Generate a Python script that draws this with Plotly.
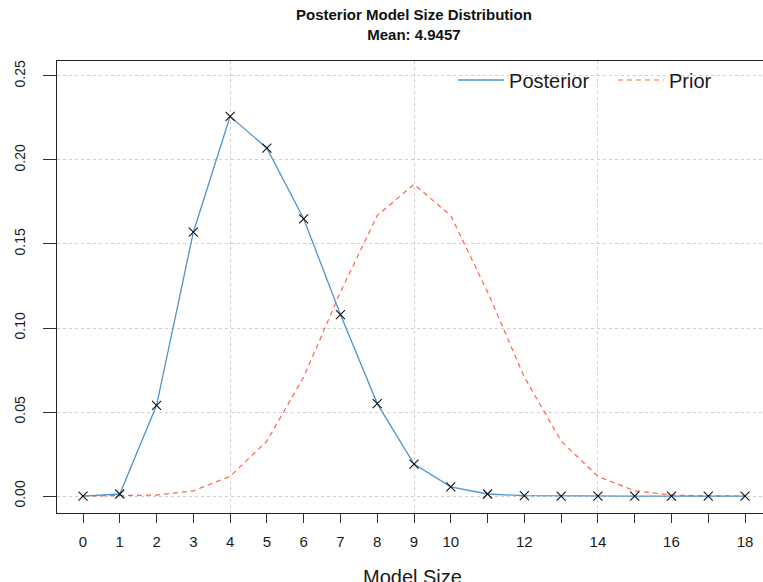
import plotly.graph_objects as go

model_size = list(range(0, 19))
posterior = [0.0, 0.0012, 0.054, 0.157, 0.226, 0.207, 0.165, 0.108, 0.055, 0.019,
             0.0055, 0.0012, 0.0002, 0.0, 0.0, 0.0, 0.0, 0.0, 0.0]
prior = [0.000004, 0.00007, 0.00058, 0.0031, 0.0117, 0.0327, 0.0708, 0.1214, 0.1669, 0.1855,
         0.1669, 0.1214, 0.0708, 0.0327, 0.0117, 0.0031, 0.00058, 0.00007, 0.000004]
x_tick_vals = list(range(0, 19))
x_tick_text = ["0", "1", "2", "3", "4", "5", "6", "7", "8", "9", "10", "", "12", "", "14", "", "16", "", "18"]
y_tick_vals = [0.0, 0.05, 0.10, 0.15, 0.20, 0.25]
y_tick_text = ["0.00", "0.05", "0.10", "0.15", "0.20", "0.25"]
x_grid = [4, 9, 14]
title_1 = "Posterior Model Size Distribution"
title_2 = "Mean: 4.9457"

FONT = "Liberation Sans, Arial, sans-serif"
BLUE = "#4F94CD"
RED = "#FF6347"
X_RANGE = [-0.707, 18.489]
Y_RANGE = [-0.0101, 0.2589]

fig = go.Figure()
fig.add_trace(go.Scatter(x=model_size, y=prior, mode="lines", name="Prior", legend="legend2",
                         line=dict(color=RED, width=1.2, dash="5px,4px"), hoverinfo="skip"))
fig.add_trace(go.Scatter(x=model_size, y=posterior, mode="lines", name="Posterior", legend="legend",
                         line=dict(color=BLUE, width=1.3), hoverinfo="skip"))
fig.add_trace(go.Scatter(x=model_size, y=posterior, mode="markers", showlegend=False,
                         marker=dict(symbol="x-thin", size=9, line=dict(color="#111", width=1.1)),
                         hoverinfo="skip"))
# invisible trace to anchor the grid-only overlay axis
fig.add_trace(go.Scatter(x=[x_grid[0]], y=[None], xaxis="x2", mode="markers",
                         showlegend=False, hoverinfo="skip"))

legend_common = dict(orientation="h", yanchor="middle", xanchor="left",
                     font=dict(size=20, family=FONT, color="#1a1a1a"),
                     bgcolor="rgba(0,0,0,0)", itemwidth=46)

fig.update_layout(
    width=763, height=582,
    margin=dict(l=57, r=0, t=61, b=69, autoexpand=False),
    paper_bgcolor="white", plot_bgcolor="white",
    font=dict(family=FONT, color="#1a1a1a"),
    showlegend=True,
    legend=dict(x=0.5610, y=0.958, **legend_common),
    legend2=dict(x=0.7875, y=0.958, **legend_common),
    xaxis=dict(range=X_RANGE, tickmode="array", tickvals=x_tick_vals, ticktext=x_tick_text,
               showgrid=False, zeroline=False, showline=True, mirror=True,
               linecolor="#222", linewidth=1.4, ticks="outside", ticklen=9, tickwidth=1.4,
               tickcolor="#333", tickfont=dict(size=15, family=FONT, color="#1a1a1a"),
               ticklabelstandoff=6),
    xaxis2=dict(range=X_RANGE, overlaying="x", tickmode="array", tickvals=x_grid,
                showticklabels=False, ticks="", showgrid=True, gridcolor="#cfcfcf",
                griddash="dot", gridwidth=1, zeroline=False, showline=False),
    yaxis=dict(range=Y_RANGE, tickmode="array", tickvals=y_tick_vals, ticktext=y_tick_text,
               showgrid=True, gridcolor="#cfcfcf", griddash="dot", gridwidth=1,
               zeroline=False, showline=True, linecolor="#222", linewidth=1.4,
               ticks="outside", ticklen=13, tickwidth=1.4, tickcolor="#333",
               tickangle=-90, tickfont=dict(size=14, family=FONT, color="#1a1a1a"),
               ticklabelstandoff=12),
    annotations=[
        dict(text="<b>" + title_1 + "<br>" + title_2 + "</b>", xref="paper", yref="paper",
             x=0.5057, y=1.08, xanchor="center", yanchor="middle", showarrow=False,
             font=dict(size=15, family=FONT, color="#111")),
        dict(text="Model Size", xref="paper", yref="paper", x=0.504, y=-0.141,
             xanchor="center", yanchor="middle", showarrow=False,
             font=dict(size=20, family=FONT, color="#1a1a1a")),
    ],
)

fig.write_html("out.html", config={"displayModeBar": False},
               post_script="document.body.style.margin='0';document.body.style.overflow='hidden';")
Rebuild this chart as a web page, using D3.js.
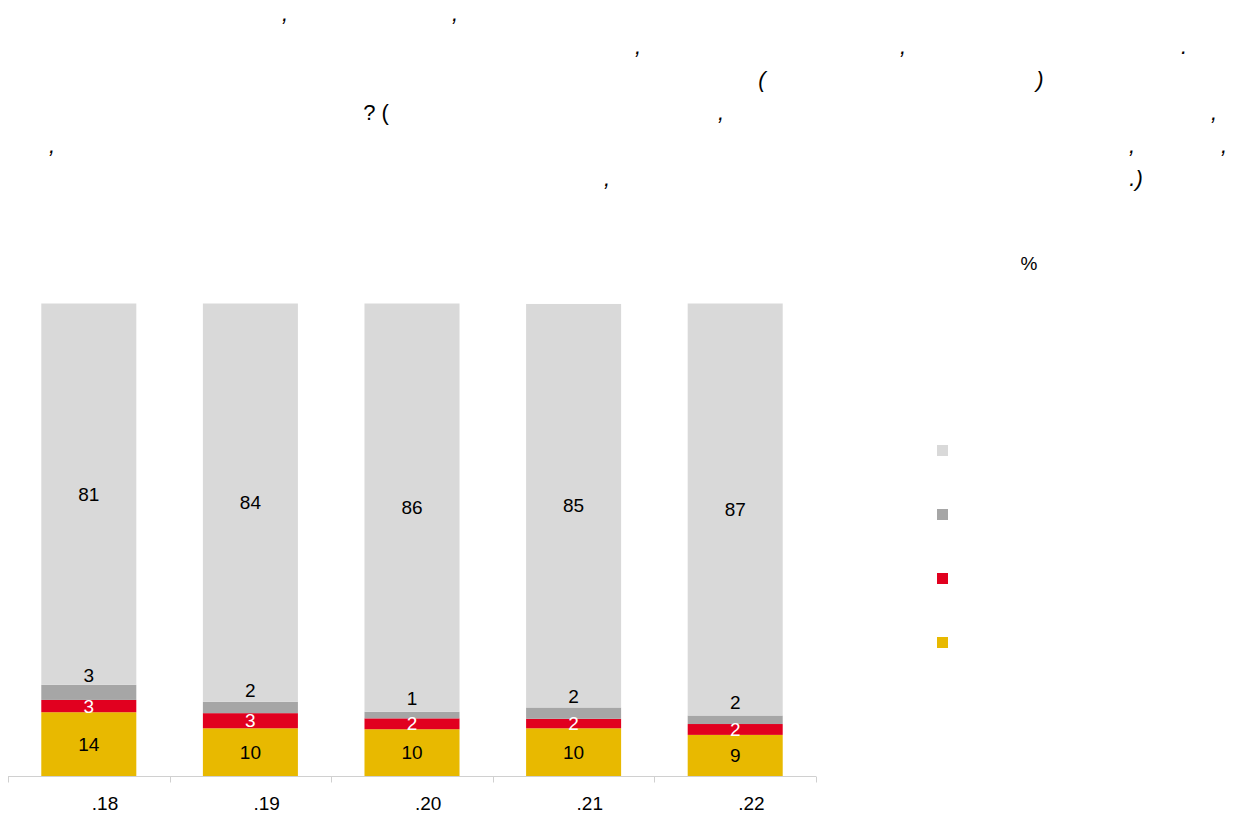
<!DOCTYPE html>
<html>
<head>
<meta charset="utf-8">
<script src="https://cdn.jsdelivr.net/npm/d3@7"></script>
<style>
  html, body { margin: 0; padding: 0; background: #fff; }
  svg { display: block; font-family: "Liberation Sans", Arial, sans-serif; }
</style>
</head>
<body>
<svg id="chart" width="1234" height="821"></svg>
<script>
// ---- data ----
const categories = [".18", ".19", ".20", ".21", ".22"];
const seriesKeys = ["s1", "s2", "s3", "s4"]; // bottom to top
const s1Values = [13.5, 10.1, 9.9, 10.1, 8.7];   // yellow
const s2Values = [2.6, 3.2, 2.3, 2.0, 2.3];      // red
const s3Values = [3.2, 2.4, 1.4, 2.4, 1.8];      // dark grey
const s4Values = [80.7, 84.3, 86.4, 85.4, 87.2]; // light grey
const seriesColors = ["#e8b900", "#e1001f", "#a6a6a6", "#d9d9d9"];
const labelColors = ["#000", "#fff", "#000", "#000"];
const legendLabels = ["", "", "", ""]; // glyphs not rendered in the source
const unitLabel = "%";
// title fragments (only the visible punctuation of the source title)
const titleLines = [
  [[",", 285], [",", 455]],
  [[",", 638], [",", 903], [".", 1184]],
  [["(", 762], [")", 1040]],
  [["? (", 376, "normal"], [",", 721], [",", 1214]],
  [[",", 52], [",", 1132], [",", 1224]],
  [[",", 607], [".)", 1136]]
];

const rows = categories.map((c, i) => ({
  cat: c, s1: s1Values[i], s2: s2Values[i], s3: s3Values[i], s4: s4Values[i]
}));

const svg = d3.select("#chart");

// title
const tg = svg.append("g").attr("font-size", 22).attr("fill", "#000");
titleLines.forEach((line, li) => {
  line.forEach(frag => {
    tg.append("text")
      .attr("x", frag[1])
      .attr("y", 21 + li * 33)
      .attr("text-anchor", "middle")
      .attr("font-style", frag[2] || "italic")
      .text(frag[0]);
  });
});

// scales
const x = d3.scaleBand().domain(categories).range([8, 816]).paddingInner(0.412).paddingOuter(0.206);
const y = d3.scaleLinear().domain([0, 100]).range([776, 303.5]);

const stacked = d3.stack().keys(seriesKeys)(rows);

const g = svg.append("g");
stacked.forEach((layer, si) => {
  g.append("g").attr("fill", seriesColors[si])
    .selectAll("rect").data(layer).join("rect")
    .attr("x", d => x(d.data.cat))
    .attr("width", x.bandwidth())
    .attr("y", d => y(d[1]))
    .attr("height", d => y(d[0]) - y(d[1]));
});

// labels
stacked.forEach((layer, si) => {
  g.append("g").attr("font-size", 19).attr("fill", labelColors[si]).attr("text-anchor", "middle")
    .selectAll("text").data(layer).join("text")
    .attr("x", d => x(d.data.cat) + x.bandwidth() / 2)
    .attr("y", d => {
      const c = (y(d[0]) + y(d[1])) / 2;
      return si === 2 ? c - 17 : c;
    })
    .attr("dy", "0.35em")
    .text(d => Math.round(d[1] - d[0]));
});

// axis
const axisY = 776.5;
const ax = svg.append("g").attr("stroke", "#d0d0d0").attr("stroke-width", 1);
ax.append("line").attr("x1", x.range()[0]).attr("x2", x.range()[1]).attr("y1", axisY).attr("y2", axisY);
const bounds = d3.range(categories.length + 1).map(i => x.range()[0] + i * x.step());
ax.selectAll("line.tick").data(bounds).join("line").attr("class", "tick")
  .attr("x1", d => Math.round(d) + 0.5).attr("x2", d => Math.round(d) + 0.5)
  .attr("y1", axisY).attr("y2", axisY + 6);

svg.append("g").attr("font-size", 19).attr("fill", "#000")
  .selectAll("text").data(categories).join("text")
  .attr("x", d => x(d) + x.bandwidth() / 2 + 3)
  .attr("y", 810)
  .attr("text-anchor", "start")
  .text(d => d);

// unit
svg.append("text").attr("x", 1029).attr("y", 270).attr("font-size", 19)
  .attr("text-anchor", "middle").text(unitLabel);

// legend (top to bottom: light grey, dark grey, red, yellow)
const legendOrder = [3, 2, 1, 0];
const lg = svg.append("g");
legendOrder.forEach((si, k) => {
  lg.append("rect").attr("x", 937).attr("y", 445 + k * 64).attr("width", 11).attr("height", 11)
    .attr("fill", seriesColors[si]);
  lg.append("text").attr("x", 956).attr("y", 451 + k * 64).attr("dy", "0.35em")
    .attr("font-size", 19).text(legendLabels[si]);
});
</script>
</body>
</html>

■ Short task:
Pictures do not belong in the copy. Repeat only the lines from the top of the records through the line containing "import plotly.graph_objects as go".

■ Full response:
Generate a Python script that draws this with Plotly.
import plotly.graph_objects as go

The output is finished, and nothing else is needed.